On paper the seventh meeting of the Governing Council of the Niti Aayog was exactly what such meets are billed as: a slew of speeches highlighting national priorities and the states listing what they want. Everything is done in a cordial fashion. Cooperative federalism is the operative mantra.
In reality, the states and the Centre are often at odds with each other. This meeting was no different. Prime Minister Narendra Modi’s emphasis on crop diversification and his stress on increasing food output, especially oilseeds and pulses, was a signal for reforms on the part of recalcitrant states.
After the meeting, during a briefing, Niti Aayog member Ramesh Chand linked the issue of crop diversification with that of groundwater exploitation in some states. The signal was clearly meant for Punjab and, to a somewhat lesser extent, Haryana. Chand, The Times of India reported, said that, “Some states made suggestions that if they are helped in a particular way they can go for diversification in a much faster manner…”

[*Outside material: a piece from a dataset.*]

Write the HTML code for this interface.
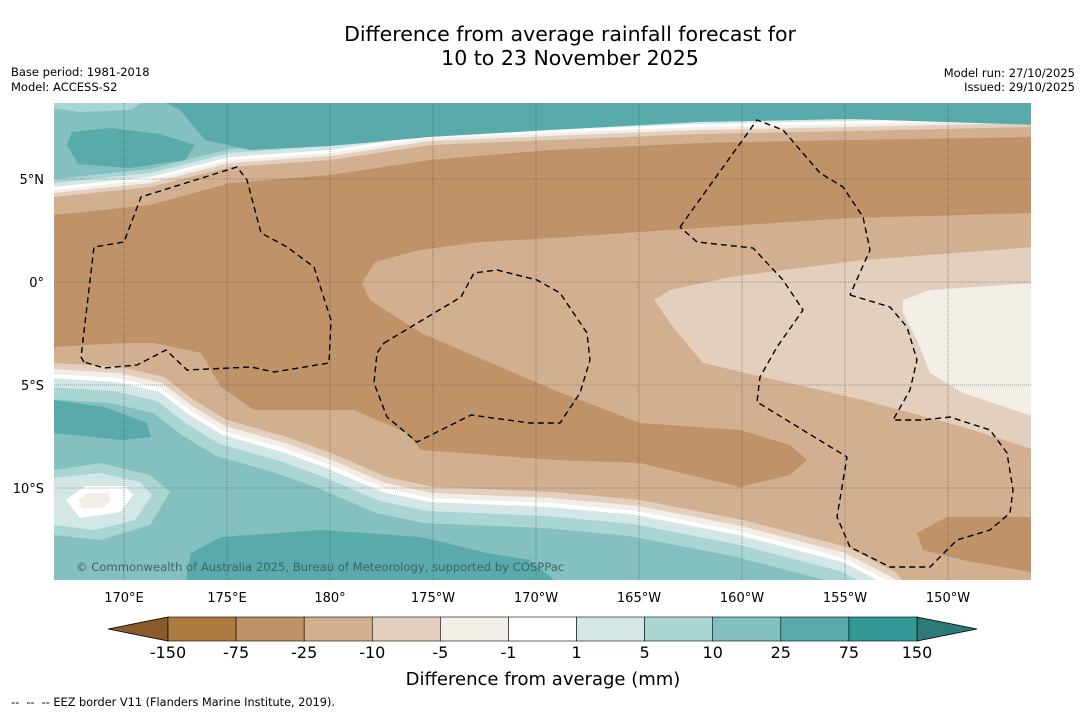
<!DOCTYPE html>
<html><head><meta charset="utf-8">
<style>
html,body{margin:0;padding:0;background:#fff;}
body{width:1085px;height:713px;overflow:hidden;font-family:"DejaVu Sans","Liberation Sans",sans-serif;}
svg text{font-family:"DejaVu Sans","Liberation Sans",sans-serif;}
</style></head>
<body>
<svg id="chart" width="1085" height="713" xmlns="http://www.w3.org/2000/svg">
<defs><clipPath id="mapclip"><rect x="54" y="103" width="977" height="477"/></clipPath></defs>
<text x="570" y="41" font-size="20.5" text-anchor="middle">Difference from average rainfall forecast for</text>
<text x="570" y="65" font-size="20.5" text-anchor="middle">10 to 23 November 2025</text>
<text x="11" y="76" font-size="11.5">Base period: 1981-2018</text>
<text x="11" y="91" font-size="11.5">Model: ACCESS-S2</text>
<text x="1075" y="77" font-size="11.5" text-anchor="end">Model run: 27/10/2025</text>
<text x="1075" y="91" font-size="11.5" text-anchor="end">Issued: 29/10/2025</text>
<g id="map" clip-path="url(#mapclip)"></g>
<g id="axes"></g>
<g id="cbar"></g>
<text x="543" y="685" font-size="18" text-anchor="middle">Difference from average (mm)</text>
<text x="11" y="706" font-size="11.3" style="white-space:pre" xml:space="preserve">--  --  -- EEZ border V11 (Flanders Marine Institute, 2019).</text>
</svg>
<script>
// colour scale data
const levels = [-150,-75,-25,-10,-5,-1,1,5,10,25,75,150];
const levelColors = ["#ad7a40","#bf9268","#d2b08f","#e3cfbd","#f3eee8","#ffffff","#d3e8e6","#a9d5d3","#84c0bf","#58aaab","#339997"];
const extLow = "#8a5a2b", extHigh = "#2b7a78";
// axis ticks
const lonTicks = [170,175,180,-175,-170,-165,-160,-155,-150];
const lonLabels = ["170°E","175°E","180°","175°W","170°W","165°W","160°W","155°W","150°W"];
const latTicks = [5,0,-5,-10];
const latLabels = ["5°N","0°","5°S","10°S"];

const NS="http://www.w3.org/2000/svg";
function mk(tag,attrs,parent){const e=document.createElementNS(NS,tag);for(const k in attrs)e.setAttribute(k,attrs[k]);parent.appendChild(e);return e;}
function lonX(l){const e=l<0?360+l:l;return 124+(e-170)*20.6;}
function latY(l){return 282-l*20.6;}
function pts(a){return a.map(p=>p[0]+","+p[1]).join(" ");}

const map=document.getElementById('map');
let bg=mk('rect',{x:54,y:103,width:977,height:477,fill:"#d2b08f"},map);


const topCurve=[[54,197],[150,187],[230,167],[330,160],[430,145],[550,140],[700,134],[850,131],[1031,127]];
const topBands=[[0,"#e3cfbd"],[4,"#f3eee8"],[7,"#ffffff"],[10,"#d3e8e6"],[14,"#a9d5d3"],[18,"#84c0bf"]];
topBands.forEach(b=>{
  const c=topCurve.map(p=>[p[0],p[1]-b[0]]);
  const poly=[[40,90]].concat([[40,c[0][1]]],c,[[1045,c[c.length-1][1]],[1045,90]]);
  const e=mk('polygon',{points:pts(poly),fill:b[1]},map);
  
  
});
let tb=mk('polygon',{points:pts([[150,95],[1040,95],[1040,125],[850,119],[700,122],[550,130],[430,137],[330,146],[250,150],[205,140],[180,110],[150,95]]),fill:"#58aaab"},map);


let tbl=mk('polygon',{points:pts([[67,145],[72,132],[110,128],[160,134],[195,145],[185,160],[130,168],[78,164]]),fill:"#58aaab"},map);


let tcl=mk('polygon',{points:pts([[50,98],[150,98],[130,110],[80,112],[50,108]]),fill:"#a9d5d3"},map);


const botCurve=[[54,363],[121,367],[164,377],[194,400],[227,420],[287,437],[331,453],[387,477],[434,487],[554,492],[640,500],[743,520],[847,547],[897,573],[915,600]];
const botBands=[[0,"#e3cfbd"],[6,"#f3eee8"],[11,"#ffffff"],[15,"#d3e8e6"],[24,"#a9d5d3"],[36,"#84c0bf"]];
botBands.forEach(b=>{
  const c=botCurve.map(p=>[p[0]-b[0]*0.3,p[1]+b[0]]);
  const poly=[[40,c[0][1]]].concat(c,[[c[c.length-1][0],600],[40,600]]);
  const e=mk('polygon',{points:pts(poly),fill:b[1]},map);
  
  
});
[[ [54,400],[104,407],[147,423],[151,437],[121,440],[54,433] ],
 [ [191,553],[221,537],[321,530],[421,537],[487,553],[530,560],[560,585],[185,585] ]].forEach(p=>{
  const e=mk('polygon',{points:pts(p),fill:"#58aaab"},map);
  
  
});
[["#a9d5d3",[[54,470],[100,463],[150,475],[170,492],[150,525],[100,540],[54,535]]],
 ["#d3e8e6",[[54,478],[100,473],[140,482],[152,495],[135,520],[95,530],[54,525]]],
 ["#ffffff",[[66,500],[85,486],[125,486],[133,495],[120,512],[80,518]]],
 ["#f3eee8",[[78,500],[88,493],[108,493],[111,500],[103,508],[82,508]]]].forEach(s=>{
  const e=mk('polygon',{points:pts(s[1]),fill:s[0]},map);
  
  
});
let lt=mk('polygon',{points:pts([[654,300],[670,290],[730,277],[863,260],[1035,247],[1035,450],[963,427],[863,400],[763,377],[703,363],[673,327]]),fill:"#e3cfbd"},map);


let wr=mk('polygon',{points:pts([[903,300],[930,290],[1035,283],[1035,417],[963,393],[930,373],[917,340],[903,313]]),fill:"#f3eee8"},map);


let br=mk('polygon',{points:pts([[54,215],[150,205],[230,183],[330,175],[430,160],[550,150],[700,143],[850,140],[1035,137],[1035,213],[850,218],[640,232],[554,238],[480,242],[420,250],[375,262],[362,283],[370,300],[421,333],[554,390],[640,423],[740,430],[790,445],[807,460],[790,475],[740,487],[640,463],[554,460],[421,450],[407,433],[354,410],[254,410],[221,387],[201,353],[154,343],[121,343],[54,347]]),fill:"#bf9268"},map);


let br2=mk('polygon',{points:pts([[917,533],[947,517],[1035,517],[1035,573],[963,560],[923,550]]),fill:"#bf9268"},map);


lonTicks.forEach(l=>{const x=lonX(l);const e=mk('line',{x1:x,y1:103,x2:x,y2:580,stroke:"#555","stroke-width":0.6,"stroke-dasharray":"1,1"},map);

});
latTicks.forEach(l=>{const y=latY(l);const e=mk('line',{x1:54,y1:y,x2:1031,y2:y,stroke:"#555","stroke-width":0.6,"stroke-dasharray":"1,1"},map);

});
[[[84,362],[81,357],[94,247],[124,242],[141,197],[237,167],[247,180],[261,233],[287,247],[314,267],[331,320],[329,363],[274,372],[251,367],[187,370],[166,350],[137,365],[104,368],[84,362]],
 [[384,343],[461,297],[474,273],[497,270],[537,280],[560,293],[587,333],[590,360],[580,393],[560,423],[530,423],[471,415],[417,442],[387,417],[374,383],[377,353],[384,343]],
 [[680,227],[757,120],[783,130],[820,173],[843,187],[863,217],[870,250],[850,295]],
 [[850,295],[890,307],[907,327],[917,360],[910,390],[893,420],[923,420],[950,417],[990,430],[1007,453],[1013,490],[1010,513],[990,530],[957,540],[930,567],[890,567],[850,547],[837,517],[847,457],[757,402],[760,377],[777,347],[803,310],[783,280],[753,248],[697,242],[680,227]]].forEach(p=>{
  const e=mk('polyline',{points:pts(p),fill:"none",stroke:"#000","stroke-width":1.4,"stroke-dasharray":"6,4"},map);
  
  
});
let cp=mk('text',{x:76,y:571,"font-size":11.6,fill:"#3f6464"},map);
cp.textContent="© Commonwealth of Australia 2025, Bureau of Meteorology, supported by COSPPac";


const axes=document.getElementById('axes');
lonTicks.forEach((l,i)=>{const t=mk('text',{x:lonX(l),y:602,"font-size":13,"text-anchor":"middle"},axes);t.textContent=lonLabels[i];

});
latTicks.forEach((l,i)=>{const t=mk('text',{x:44,y:latY(l)+5,"font-size":13,"text-anchor":"end"},axes);t.textContent=latLabels[i];

});
const cb=document.getElementById('cbar');
const cx0=168,cx1=917,cy=617,ch=24;
const w=(cx1-cx0)/levelColors.length;
let el=mk('polygon',{points:pts([[cx0,cy],[108,cy+ch/2],[cx0,cy+ch]]),fill:extLow,stroke:"#000","stroke-width":0.8},cb);


let eh=mk('polygon',{points:pts([[cx1,cy],[977,cy+ch/2],[cx1,cy+ch]]),fill:extHigh,stroke:"#000","stroke-width":0.8},cb);


levelColors.forEach((c,i)=>{const r=mk('rect',{x:cx0+i*w,y:cy,width:w,height:ch,fill:c,stroke:"#000","stroke-width":0.6},cb);

});
levels.forEach((v,i)=>{const t=mk('text',{x:cx0+i*w,y:658,"font-size":16,"text-anchor":"middle"},cb);t.textContent=String(v);

});
</script>
</body></html>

This goes to the core of the problem: The states are unwilling to rationalise their expenditures in a positive direction. Any mention of the word “freebies” riles them. Punjab is a particularly egregious case. A combination of cheap and free inputs—free electricity and virtually unregulated use of groundwater—has led the state to a brink of fiscal anarchy. The RBI’s study of state finances for 2021-22 shows that Punjab’s debt in 2021-22 was 53.3% of its GSDP and 21.3% of its revenue went towards interest payments. Yet, even at this stage, Punjab is unwilling to take the necessary steps to bring economic order. It wants the Centre to foot the bill if it is to diversify its cropping pattern. The state also wants a legal guarantee for Minimum Support Prices (MSPs). In effect, it wants the country to bear the cost of its mistakes.
Punjab, however, is not alone in making these demands. Chhattisgarh is another example. Chief Minister Bhupesh Baghel has demanded nearly Rs12,000 crore from the Centre for expenditure incurred on tackling Maoist violence. It is another matter that the state has been amply funded through various Central schemes like the Security Related Expenditure (SRE) scheme; Special Central Assistance (SCA) for Left Wing Extremism (LWE) districts and Special Infrastructure Scheme (SIS). Chhattisgarh has been given a large dollop of aid through these and other schemes. Baghel also wanted a five-year extension in the scheme of GST compensation and said his state had lost Rs5,000 crore due to GST implementation. He was joined by other states like Rajasthan and Kerala for an extension of GST compensation.
If left unchecked, these demands are unending. This is not an economic problem where there is a gap between means and ends. In that case, the Centre is duty-bound to help these states. But the issue is political: states—and especially political parties in states—want to spend and win elections. There is no way—and no means—for the Centre to fulfil these demands.